## Stated task
What is wanted is an exact restatement of the lines from the one with "Write a Python" through the one with "import numpy as np", both included, and of no other lines.

## Entries with chart source code

■ ■ ■ ■ ■

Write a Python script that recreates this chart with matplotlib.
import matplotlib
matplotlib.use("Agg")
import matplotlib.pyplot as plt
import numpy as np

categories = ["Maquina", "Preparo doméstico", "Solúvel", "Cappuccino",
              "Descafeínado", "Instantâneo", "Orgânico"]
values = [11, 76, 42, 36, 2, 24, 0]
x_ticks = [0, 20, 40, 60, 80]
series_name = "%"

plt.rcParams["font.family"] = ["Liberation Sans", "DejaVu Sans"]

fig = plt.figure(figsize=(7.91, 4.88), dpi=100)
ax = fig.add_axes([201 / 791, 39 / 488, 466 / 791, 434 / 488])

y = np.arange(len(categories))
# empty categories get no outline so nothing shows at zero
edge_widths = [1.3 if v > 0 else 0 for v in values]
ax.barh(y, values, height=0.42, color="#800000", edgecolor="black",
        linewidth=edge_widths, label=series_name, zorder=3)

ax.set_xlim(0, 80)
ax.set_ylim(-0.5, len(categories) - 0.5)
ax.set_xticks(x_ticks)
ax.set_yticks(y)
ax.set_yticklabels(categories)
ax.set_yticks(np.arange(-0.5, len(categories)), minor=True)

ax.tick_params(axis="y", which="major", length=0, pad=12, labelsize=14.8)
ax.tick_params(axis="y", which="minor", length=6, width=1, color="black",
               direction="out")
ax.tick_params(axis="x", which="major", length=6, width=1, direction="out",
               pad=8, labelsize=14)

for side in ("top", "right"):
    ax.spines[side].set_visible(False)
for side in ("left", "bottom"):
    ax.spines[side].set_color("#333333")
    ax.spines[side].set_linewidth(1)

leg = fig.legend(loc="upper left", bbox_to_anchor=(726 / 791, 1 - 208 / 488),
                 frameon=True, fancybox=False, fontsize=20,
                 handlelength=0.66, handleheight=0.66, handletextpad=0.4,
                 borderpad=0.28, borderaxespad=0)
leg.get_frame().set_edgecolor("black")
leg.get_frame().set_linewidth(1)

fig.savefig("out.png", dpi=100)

■ ■ ■ ■ ■

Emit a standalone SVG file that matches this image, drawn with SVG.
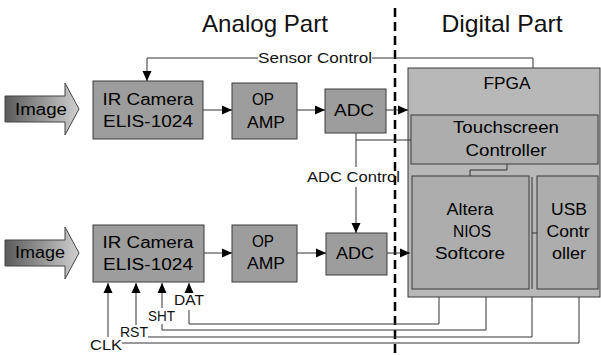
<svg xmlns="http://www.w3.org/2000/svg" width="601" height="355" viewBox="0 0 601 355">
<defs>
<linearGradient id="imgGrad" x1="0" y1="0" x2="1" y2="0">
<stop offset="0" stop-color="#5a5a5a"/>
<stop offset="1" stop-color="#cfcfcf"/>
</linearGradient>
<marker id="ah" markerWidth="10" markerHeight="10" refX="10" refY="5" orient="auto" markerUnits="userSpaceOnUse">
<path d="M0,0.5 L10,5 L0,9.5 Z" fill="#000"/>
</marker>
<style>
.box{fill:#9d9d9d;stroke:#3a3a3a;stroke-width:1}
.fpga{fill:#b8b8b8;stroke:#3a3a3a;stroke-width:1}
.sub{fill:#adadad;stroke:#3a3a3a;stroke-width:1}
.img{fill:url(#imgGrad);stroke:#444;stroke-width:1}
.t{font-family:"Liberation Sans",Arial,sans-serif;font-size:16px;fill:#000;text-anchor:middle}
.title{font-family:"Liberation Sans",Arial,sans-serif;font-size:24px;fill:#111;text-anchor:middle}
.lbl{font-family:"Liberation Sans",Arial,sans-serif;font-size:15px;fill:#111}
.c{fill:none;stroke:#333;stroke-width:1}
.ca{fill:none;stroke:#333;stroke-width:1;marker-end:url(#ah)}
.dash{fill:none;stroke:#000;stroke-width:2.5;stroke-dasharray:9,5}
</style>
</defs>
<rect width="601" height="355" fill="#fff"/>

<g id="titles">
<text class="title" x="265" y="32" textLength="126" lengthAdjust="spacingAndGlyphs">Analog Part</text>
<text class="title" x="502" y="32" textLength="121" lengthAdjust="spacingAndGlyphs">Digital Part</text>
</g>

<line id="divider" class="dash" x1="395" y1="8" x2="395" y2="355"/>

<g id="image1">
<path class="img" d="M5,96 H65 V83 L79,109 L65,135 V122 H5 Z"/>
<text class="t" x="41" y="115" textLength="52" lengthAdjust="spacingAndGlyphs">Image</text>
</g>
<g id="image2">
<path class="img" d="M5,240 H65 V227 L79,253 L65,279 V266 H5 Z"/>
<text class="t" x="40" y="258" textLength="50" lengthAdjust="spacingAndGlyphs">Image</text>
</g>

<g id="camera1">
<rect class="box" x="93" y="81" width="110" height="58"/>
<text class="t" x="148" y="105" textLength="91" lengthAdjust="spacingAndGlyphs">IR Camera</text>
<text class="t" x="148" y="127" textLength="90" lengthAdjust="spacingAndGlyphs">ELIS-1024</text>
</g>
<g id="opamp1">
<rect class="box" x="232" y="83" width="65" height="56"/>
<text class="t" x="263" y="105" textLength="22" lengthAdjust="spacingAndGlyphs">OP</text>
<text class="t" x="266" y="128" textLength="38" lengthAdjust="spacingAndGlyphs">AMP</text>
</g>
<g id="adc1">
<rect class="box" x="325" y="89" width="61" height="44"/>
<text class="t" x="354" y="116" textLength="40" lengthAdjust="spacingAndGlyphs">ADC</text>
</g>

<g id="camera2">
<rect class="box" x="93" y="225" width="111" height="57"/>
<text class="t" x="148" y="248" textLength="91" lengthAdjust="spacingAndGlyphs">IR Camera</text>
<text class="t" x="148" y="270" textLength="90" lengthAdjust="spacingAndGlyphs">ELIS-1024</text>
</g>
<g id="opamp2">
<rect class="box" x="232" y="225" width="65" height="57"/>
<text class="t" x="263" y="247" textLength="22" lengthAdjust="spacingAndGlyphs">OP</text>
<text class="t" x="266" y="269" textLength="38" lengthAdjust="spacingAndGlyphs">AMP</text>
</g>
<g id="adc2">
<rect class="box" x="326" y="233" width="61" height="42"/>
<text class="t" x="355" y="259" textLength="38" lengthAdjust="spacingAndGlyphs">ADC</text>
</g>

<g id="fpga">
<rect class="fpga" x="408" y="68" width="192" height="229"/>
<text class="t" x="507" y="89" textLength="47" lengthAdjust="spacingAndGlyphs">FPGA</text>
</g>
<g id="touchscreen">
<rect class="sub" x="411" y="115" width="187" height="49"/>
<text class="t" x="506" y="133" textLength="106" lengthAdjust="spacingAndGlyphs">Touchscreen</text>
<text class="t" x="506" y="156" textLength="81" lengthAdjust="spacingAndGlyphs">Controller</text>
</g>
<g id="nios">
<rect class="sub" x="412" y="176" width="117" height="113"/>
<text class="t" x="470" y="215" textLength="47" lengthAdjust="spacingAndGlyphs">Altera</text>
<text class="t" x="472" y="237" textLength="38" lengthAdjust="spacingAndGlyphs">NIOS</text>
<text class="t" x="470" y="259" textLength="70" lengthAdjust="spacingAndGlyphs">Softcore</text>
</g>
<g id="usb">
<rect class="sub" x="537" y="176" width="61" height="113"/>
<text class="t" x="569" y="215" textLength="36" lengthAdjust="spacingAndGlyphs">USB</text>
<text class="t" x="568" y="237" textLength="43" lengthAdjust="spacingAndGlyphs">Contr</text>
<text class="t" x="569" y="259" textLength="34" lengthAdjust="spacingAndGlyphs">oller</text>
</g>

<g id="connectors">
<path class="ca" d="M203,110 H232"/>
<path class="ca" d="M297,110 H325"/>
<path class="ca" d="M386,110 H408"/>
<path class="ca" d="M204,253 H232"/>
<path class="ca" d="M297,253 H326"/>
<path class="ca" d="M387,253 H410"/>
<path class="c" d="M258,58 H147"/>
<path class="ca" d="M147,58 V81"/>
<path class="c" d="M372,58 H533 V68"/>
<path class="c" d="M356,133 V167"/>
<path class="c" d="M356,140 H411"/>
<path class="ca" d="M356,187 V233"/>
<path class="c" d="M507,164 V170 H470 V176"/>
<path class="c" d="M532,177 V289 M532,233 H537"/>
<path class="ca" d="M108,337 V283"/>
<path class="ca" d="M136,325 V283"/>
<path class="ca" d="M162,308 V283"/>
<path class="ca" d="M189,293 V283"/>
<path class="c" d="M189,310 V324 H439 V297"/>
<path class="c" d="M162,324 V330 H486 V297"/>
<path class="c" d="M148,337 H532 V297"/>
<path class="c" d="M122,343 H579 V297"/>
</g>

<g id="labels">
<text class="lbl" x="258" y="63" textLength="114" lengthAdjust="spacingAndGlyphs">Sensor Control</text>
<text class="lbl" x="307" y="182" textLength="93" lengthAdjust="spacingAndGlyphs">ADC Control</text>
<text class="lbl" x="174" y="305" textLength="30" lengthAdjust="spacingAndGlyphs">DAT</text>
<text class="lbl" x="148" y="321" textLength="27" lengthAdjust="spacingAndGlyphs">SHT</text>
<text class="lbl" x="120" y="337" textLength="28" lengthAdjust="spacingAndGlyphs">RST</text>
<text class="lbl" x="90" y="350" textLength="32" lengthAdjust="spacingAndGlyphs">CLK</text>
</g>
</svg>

■ ■ ■ ■ ■

## Task result
Write a Python script that recreates this chart with matplotlib.
import matplotlib
matplotlib.use("Agg")
import matplotlib.pyplot as plt
import numpy as np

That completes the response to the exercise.